You hit Enter and finally we have to finish off with the commit statement to roll back to a rescue configuration. Let’s go back to the slides. All right, now let’s talk about backups. The Juno’s device can be configured to backup the current configuration using FTP or SCP periodically or after each commit. If you specify more than one archive site, the system attempts to transfer the configuration file to the first archive site in the list, moving to the next site only if the transfer fails. Once the configuration file is transferred to the remote storage device, his system log message is generated, confirming success or failure of the transfer. Let’s check this on the device back over here. Just going to erase this command. The way to set up automated backups is to get into Edit system archival hit Enter. I’m going to do a show first because I already have this configured, as you can see over here. In fact, I’m just going to do this show display set. You can see the command that I’ve used.
Set system archival configuration transfer on commit. Now this command means every time I commit my configuration, junos will attempt to back up that configuration into an archive site. The archive site has been set over here. It has been configured to transfer on FTP, my username, the IP address of that FTP device, and then you have the password to log into the FTP device. We could also do something like this set space question mark configuration. We could also do transfer interval, where we can set the frequency at which file transfer happens. For example, we can say transfer interval, and we can set the number of minutes after which the configuration will be transferred to an archival site. Right now I’m just going to leave it the way it is.
I’m going to do a CTRL U to erase everything and do a commit just to make sure everything is okay. Okay, now I’m going to go back to the operational mode. How do I verify if transfers are happening or not? It’s actually very easy. I can do show log messages. We already know about this file because we discussed about logging in one of the earlier lectures. So let’s do show log messages and I’m going to try and match the word transfer. Hit enter and you can see that over here there are some log messages which actually match that.

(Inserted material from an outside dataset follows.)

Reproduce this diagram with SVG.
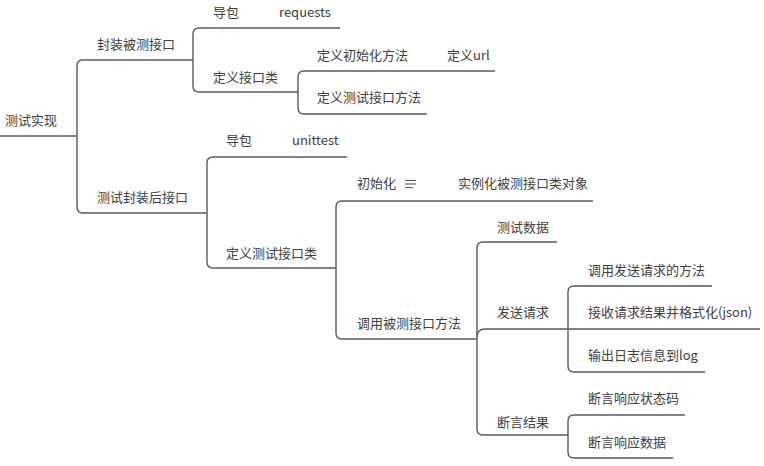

Now you’ll notice over here that it is actually having some problem uploading that file to the archive site. And that’s because my FTP site is not actually working, which is why it is enabled to upload the configuration into the backup site. On the other hand, if it was working, you should see success messages when you run this command. All right, so that’s all for this lecture. I’d like to thank you for watching and I’m going to catch you in the next lecture. Thank you.